The World Wide Interweb is a funny thing.  Because it greatly reduces face-to-face interaction, it’s hard to tell if someone is happy or sad, being serious or sarcastic, mildly anxious or standing on the side of a building and ready to push the eternal “ESC” button.

That’s why I’m glad we have tools like emoticons, as illustrated thusly:

Someone might say: My cat just died.  :(  and we know they’re unhappy because of the I’m-frowning-on-my-side frowny face.

And then I would say, One cat down, 200 bazillion to go.  :)  and you know that I’m happy, because I’m just that kind of a sicko. 

Then there are the important issues, which people draw to your attention by putting them in bold, as in:

I think the Connections Pastor just intentionally ran over my cat.  Twice.

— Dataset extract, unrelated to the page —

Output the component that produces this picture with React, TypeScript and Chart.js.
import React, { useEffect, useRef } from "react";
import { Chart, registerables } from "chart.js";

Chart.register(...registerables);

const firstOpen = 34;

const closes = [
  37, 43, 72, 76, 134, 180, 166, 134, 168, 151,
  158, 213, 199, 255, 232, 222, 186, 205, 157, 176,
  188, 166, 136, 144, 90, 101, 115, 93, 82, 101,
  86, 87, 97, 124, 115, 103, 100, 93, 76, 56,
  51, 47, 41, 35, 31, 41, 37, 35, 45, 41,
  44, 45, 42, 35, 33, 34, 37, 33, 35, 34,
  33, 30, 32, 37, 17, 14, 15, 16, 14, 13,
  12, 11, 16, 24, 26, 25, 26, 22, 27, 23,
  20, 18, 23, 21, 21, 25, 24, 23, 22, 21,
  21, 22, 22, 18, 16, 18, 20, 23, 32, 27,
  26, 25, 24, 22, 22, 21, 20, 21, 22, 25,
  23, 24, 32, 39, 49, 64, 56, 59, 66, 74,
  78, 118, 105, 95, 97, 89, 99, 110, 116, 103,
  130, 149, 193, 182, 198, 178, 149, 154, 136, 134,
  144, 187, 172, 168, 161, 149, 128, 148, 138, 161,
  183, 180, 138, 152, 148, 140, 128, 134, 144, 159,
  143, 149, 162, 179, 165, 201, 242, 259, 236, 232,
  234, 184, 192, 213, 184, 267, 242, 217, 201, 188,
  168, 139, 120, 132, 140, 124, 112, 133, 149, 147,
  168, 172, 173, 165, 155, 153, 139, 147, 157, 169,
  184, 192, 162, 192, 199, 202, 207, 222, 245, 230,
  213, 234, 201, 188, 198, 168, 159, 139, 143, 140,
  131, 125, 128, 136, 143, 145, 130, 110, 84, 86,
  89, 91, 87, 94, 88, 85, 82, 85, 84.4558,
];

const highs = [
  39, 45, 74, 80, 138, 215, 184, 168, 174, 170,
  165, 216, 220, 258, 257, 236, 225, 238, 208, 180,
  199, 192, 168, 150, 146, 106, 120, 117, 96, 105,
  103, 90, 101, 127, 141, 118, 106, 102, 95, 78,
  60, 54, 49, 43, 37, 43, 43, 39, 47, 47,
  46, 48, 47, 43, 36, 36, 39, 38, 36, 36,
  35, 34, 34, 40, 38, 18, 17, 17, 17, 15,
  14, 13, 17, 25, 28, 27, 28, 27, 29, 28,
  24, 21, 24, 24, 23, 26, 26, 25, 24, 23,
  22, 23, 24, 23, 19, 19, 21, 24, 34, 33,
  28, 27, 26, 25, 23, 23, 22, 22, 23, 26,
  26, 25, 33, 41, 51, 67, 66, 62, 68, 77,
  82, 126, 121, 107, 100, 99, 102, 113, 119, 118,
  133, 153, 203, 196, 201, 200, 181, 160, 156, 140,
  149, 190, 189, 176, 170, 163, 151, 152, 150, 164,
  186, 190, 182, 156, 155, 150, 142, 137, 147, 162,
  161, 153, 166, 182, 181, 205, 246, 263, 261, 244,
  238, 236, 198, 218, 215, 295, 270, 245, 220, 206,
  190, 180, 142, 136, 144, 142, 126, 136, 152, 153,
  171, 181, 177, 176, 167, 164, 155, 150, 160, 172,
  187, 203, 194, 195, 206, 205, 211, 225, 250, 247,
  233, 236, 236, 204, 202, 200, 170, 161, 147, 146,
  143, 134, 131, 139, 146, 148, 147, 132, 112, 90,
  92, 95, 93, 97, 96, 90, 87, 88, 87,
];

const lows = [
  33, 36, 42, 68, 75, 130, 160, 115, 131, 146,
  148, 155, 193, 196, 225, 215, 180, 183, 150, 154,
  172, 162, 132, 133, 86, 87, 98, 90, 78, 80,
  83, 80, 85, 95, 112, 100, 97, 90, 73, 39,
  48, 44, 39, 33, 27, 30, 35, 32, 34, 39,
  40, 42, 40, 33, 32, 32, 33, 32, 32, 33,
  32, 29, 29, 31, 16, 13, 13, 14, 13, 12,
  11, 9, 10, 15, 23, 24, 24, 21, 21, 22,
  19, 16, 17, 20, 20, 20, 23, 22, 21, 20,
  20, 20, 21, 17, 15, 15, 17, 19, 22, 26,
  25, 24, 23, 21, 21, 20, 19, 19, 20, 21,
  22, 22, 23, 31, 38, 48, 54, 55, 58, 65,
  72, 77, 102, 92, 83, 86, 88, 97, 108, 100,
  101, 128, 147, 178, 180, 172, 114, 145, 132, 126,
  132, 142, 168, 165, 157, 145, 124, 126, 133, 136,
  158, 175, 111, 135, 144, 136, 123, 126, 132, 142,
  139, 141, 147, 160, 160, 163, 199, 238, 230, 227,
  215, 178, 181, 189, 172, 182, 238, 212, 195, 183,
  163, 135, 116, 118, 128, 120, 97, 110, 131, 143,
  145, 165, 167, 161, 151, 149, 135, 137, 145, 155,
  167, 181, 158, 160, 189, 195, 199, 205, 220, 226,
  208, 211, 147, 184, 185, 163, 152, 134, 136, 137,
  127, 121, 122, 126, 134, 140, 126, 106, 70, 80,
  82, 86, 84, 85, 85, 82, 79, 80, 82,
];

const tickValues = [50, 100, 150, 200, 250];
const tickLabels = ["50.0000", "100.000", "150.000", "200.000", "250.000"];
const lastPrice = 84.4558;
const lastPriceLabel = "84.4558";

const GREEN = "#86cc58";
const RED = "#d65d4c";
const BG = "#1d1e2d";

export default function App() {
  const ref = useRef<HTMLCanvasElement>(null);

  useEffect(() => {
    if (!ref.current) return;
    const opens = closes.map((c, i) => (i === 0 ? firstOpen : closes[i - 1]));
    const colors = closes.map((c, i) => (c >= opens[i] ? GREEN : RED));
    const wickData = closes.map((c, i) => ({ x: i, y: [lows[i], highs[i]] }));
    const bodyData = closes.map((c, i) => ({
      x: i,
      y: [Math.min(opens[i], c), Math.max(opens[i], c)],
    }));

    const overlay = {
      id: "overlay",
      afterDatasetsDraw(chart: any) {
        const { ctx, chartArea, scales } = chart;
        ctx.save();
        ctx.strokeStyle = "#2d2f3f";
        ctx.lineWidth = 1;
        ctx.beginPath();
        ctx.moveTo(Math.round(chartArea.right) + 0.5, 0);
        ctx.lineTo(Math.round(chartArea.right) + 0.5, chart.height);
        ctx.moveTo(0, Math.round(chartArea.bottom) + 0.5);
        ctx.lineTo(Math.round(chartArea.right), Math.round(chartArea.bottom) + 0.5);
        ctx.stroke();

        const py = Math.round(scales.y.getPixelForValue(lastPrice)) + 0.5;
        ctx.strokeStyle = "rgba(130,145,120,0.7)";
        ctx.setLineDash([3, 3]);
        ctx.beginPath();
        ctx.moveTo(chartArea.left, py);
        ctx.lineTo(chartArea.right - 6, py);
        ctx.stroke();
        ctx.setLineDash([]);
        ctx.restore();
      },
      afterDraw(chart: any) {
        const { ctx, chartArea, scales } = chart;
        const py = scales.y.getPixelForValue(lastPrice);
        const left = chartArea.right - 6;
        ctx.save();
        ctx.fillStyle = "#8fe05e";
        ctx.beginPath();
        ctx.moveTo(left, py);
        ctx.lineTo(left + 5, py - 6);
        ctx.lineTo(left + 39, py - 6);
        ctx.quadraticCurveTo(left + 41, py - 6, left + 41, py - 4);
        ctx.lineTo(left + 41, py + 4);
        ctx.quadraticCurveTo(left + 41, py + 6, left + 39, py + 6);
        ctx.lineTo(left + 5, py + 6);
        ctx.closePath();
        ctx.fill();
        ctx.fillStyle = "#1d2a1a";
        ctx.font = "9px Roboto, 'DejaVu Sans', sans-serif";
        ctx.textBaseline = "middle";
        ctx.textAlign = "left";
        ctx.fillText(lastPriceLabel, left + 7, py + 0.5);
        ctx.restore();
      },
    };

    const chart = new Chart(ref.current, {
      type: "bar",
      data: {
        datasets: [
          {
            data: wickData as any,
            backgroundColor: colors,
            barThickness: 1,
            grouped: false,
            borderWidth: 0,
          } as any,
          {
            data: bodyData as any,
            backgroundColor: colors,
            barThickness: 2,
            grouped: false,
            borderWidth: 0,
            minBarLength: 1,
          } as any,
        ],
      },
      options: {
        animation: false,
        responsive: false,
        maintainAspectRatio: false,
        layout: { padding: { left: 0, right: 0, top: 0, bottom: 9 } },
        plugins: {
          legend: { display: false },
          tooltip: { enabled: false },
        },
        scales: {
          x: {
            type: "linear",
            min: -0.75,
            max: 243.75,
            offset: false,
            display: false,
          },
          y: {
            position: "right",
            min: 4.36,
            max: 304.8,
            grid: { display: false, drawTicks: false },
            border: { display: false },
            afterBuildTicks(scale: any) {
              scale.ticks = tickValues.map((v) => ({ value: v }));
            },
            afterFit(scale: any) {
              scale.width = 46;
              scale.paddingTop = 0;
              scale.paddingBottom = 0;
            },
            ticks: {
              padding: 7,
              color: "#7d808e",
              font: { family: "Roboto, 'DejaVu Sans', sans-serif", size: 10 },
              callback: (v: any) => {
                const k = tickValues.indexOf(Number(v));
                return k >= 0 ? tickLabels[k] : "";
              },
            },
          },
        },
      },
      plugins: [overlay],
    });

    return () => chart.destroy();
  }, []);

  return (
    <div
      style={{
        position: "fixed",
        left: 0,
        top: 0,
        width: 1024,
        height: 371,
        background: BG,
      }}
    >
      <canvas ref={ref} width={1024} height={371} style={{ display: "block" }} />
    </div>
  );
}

But my all-time favorite is the CAPS YELLER.  Perhaps you’re familiar with the caps yeller: it’s your aunt who doesn’t realize that caps lock works both ways.  Everything is important, everything is urgent, everything jumps out into your face like a computerized cat off a fridge, a’like so:

I JUST WANTED YOU TO KNOW THAT I BOUGHT MORE CAT FOOD, BUT THE CAT IS DEAD.  SO I THINK I WILL GET ANOTHER CAT.  OR LEARN TO LIKE SALMON FLAVORED BITS O’STUFF.

I don’t know which method I will use today to draw your attention to the fact that you didn’t hear me very well last week, because as I do most days, I’m completely making this stuff up as I go along.  But readers, you’ve never let me down so far, and I don’t expect you to start now.  I NEED TO KNOW YOUR WORST JOB EVER (READ MORE ABOUT IT HERE).  :)

And no, Jon Lunn, you cannot name the name of the business or your boss, or where he lives, or what you’d like to do with his cat.  That’s why your comment didn’t post, sicko.

Remember, there are prizes.  Or actually, two prizes.  Okay, your choice out of two prizes.  

Seriously, hurry up.  Thursday’s your deadline.